Gallery Work
Julie Anne Denton is an artist working predominantly in flameworked and sandcast glass, alongside photography and mixed media. Her relationship with glass borders on the philosophical. In her own words, “glass has a unique quality unmatched by either painting or traditional sculpture. It is a material which can be seen through, giving the artist the opportunity to describe concepts otherwise impossible to visualise through other mediums.”
Denton uses glass symbolically.
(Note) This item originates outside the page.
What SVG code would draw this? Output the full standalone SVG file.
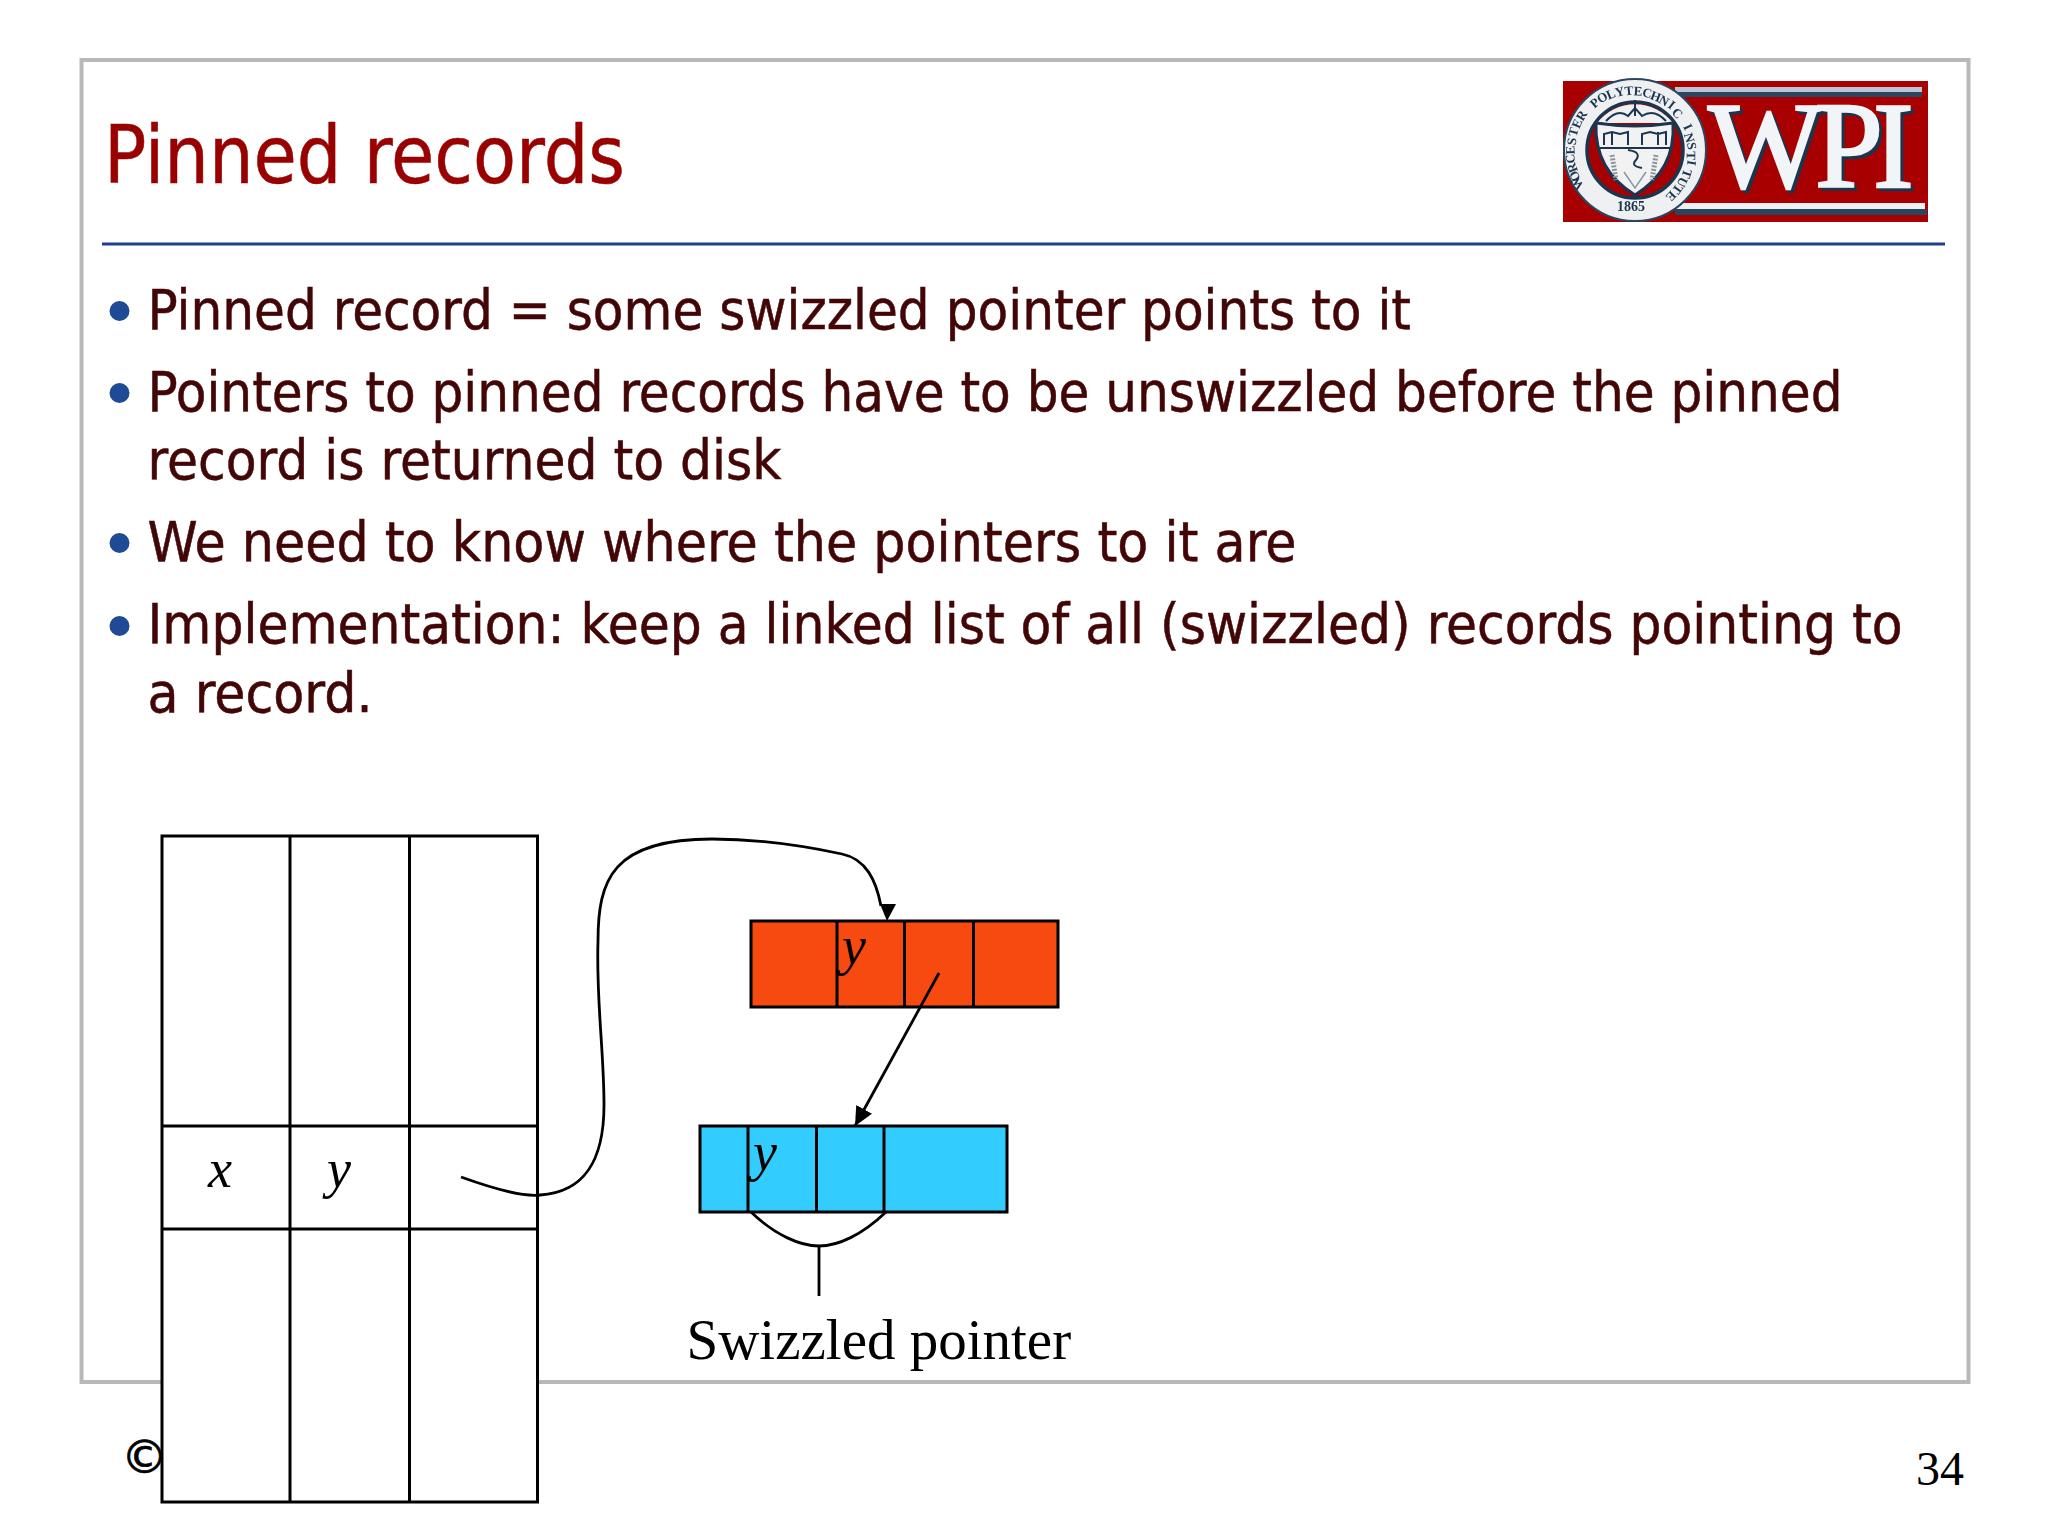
<svg xmlns="http://www.w3.org/2000/svg" width="2048" height="1536" viewBox="0 0 2048 1536">
<style>
.body{font-family:"DejaVu Sans Condensed","DejaVu Sans",sans-serif;font-size:55px;fill:#430606;stroke:#430606;stroke-width:.5}
.bullet{fill:#1f4a96}
.cell{fill:none;stroke:#000;stroke-width:3}
.var{font-family:"Liberation Serif",serif;font-style:italic;font-size:54px;fill:#000}
.serif{font-family:"Liberation Serif",serif;fill:#000}
.wire{fill:none;stroke:#000;stroke-width:2.8}
.wpi{font-family:"Liberation Serif",serif;font-size:122px;stroke-width:2.500}
.seal{font-family:"Liberation Serif",serif;font-weight:bold;font-size:13px;fill:#1d3550}
.dk{fill:none;stroke:#1d3550;stroke-width:2}
</style>
<defs>
<marker id="arrow" markerUnits="userSpaceOnUse" markerWidth="20" markerHeight="18" refX="19" refY="9" orient="auto"><path d="M0 0L19 9L0 18Z" fill="#000"/></marker>
<marker id="arrowDown" markerUnits="userSpaceOnUse" markerWidth="18" markerHeight="18" refX="1" refY="2" orient="0"><path d="M0 0H16L7 17Z" fill="#000"/></marker>
<filter id="soft" x="-5%" y="-5%" width="110%" height="110%"><feGaussianBlur stdDeviation="0.6"/></filter>
</defs>
<rect width="2048" height="1536" fill="#fff"/>
<rect id="frame" x="81.500" y="60" width="1887" height="1322" fill="#fff" stroke="#b8b8b8" stroke-width="4"/>
<g id="title"><text x="104" y="183" textLength="521" lengthAdjust="spacingAndGlyphs" font-family="'DejaVu Sans Condensed','DejaVu Sans',sans-serif" font-size="80" fill="#990000" stroke="#990000" stroke-width=".5">Pinned records</text></g>
<line id="rule" x1="102" y1="244" x2="1945" y2="244" stroke="#1f3f8f" stroke-width="3"/>
<g id="logo" filter="url(#soft)">
<rect x="1563" y="81" width="365" height="141" fill="#a80000"/>
<rect x="1675" y="87" width="247" height="5" fill="#b9c6d2"/>
<rect x="1675" y="92" width="247" height="5" fill="#2a4560"/>
<rect x="1675" y="203" width="250" height="6" fill="#eef1f4"/>
<rect x="1675" y="209" width="252" height="6" fill="#2a4560"/>
<text class="wpi" x="1711 1818 1876" y="190" fill="#1d3550" stroke="#1d3550">WPI</text>
<text class="wpi" x="1708 1815 1873" y="187" fill="#f2f5f8" stroke="#f2f5f8">WPI</text>
<circle cx="1635" cy="150" r="71" fill="#eef0f2" stroke="#2a4560" stroke-width="2"/>
<circle cx="1635" cy="150" r="48" fill="#a80000" stroke="#1d3550" stroke-width="3.500"/>
<path d="M1597 123A48 48 0 0 1 1673 123Z" fill="#eef0f2"/>
<path d="M1606 121Q1618 108 1628 116L1635 108L1642 116Q1654 108 1666 121" class="dk"/>
<path d="M1635 100V116" class="dk"/>
<path d="M1596 123Q1635 129 1673 123Q1676 170 1635 195Q1594 170 1596 123Z" fill="#f2f2f2" stroke="#1d3550" stroke-width="3"/>
<path d="M1600 148H1670M1604 145V134L1612 132L1620 134L1628 132V145M1642 145V134L1650 132L1658 134L1666 132V145M1612 132V145M1658 132V145" class="dk" stroke-width="1.500"/>
<path d="M1628 150Q1642 152 1636 160Q1630 166 1642 168" class="dk" stroke-width="3"/>
<path d="M1612 155L1616 180M1656 155L1652 180" fill="none" stroke="#8a96a2" stroke-width="5" stroke-dasharray="2 1.500"/>
<path d="M1624 172L1635 188L1646 172" fill="none" stroke="#8a96a2" stroke-width="1.500"/>
<text class="seal" text-anchor="middle" transform="rotate(-2 1635 150)" x="1589.700 1585.200 1581.900 1579.800 1579 1579.500 1581.300 1584.300 1588.500 1593.800 1600 1607 1614.700 1622.900 1631.300 1639.800 1648.300 1656.300 1664 1670.900 1677 1682.200 1686.200 1689 1690.700 1691 1690 1687.700 1684.300 1679.700 1674" y="183.900 176.700 168.800 160.500 152.100 143.500 135.200 127.300 119.900 113.100 107.300 102.500 98.800 96.300 95.100 95.200 96.600 99.200 103.100 108 114 120.800 128.200 136.300 144.700 153.100 161.600 169.900 177.700 184.800 191.200" rotate="-126 -117.300 -108.500 -99.800 -91.100 -82.300 -73.600 -64.900 -56.200 -47.400 -38.700 -30 -21.200 -12.500 -3.800 4.900 13.700 22.400 31.100 39.900 48.600 57.300 66 74.800 83.500 92.200 100.900 109.700 118.400 127.100 135.900">WORCESTER POLYTECHNIC INSTITUTE</text>
<text class="seal" x="1617" y="211" style="font-size:14px">1865</text>
</g>
<g id="bullets">
<ellipse class="bullet" cx="119.500" cy="311" rx="10" ry="10"/>
<ellipse class="bullet" cx="119.500" cy="393" rx="10" ry="10"/>
<ellipse class="bullet" cx="119.500" cy="543" rx="10" ry="10"/>
<ellipse class="bullet" cx="119.500" cy="626" rx="10" ry="10"/>
</g>
<g id="body">
<text class="body" x="147.500" y="329" textLength="1263.500" lengthAdjust="spacingAndGlyphs">Pinned record = some swizzled pointer points to it</text>
<text class="body" x="147.500" y="411" textLength="1695" lengthAdjust="spacingAndGlyphs">Pointers to pinned records have to be unswizzled before the pinned</text>
<text class="body" x="147.500" y="479" textLength="634" lengthAdjust="spacingAndGlyphs">record is returned to disk</text>
<text class="body" x="147.500" y="561" textLength="1149" lengthAdjust="spacingAndGlyphs">We need to know where the pointers to it are</text>
<text class="body" x="147.500" y="643" textLength="1755" lengthAdjust="spacingAndGlyphs">Implementation: keep a linked list of all (swizzled) records pointing to</text>
<text class="body" x="147.500" y="712" textLength="225" lengthAdjust="spacingAndGlyphs">a record.</text>
</g>
<text id="copyright" x="121" y="1473" font-family="'DejaVu Sans',sans-serif" font-size="47" fill="#000" stroke="#000" stroke-width=".7">©</text>
<text id="page" class="serif" x="1916" y="1485" font-size="48">34</text>
<g id="table">
<rect x="162" y="836" width="375.500" height="666" fill="#fff" stroke="#000" stroke-width="3"/>
<path class="cell" d="M290 836V1502M409.500 836V1502M162 1126H537.500M162 1229H537.500"/>
<text class="var" x="208" y="1187">x</text>
<text class="var" x="327" y="1187">y</text>
</g>
<g id="red-record">
<rect x="751" y="921" width="307" height="86" fill="#f64a10" stroke="#000" stroke-width="3"/>
<path class="cell" d="M837 921V1007M904.500 921V1007M973.500 921V1007"/>
<text class="var" x="842" y="964">y</text>
</g>
<g id="blue-record">
<rect x="700" y="1126" width="307" height="86" fill="#33ccff" stroke="#000" stroke-width="3"/>
<path class="cell" d="M748 1126V1212M816.500 1126V1212M884 1126V1212"/>
<text class="var" x="753" y="1170">y</text>
</g>
<g id="connectors">
<path class="wire" marker-end="url(#arrowDown)" d="M461 1177C500 1191 525 1197 540 1195C585 1192 604 1160 604 1105C604 1050 596 1000 598 941C598 880 612 839 712 839C752 839 800 845 842 854C866 859 876 880 881 906"/>
<path class="wire" marker-end="url(#arrow)" d="M939 973L855 1126"/>
<path class="wire" d="M751 1212C775 1235 800 1246 819 1246C838 1246 862 1235 886 1212M819 1246V1296"/>
</g>
<text id="swizzled-label" class="serif" x="686.500" y="1359" font-size="57">Swizzled pointer</text>
</svg>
Her work attempts to distil thoughts, emotions and experiences into their purest essence — creating objects that are at once fragile and enduring, seductive yet unsettling, delicate but capable of carrying darker truths beneath the surface.
Transparency plays a central role within the work, not simply as an optical phenomenon, but as a conceptual device through which ideas of memory, vulnerability, transformation and concealment can coexist simultaneously. Scars, suspended forms, internal structures and symbolic fragments are frequently embedded within transparent mass, creating works that exist somewhere between artefact, reliquary and psychological landscape.
Deeply influenced by mythology, ancient history, philosophy and personal symbolism, Denton delights in visually reinterpreting paintings, literature, songs, beliefs and historical references through her own distinctly idiosyncratic lens. Humour and darkness often sit side by side within the work, balanced between sincerity and irreverence.
For Denton, art functions as a form of quiet commentary concerned with both the individual and the self within society. Ideas are developed slowly — nurtured over days, months and sometimes years — before eventually emerging through material process. Her work remains intentionally open, inviting the viewer to bring their own experiences, memories and interpretations into dialogue with the object itself.
Ultimately, Julie Anne Denton is drawn to glass because “glass allows darkness to be carried beautifully.”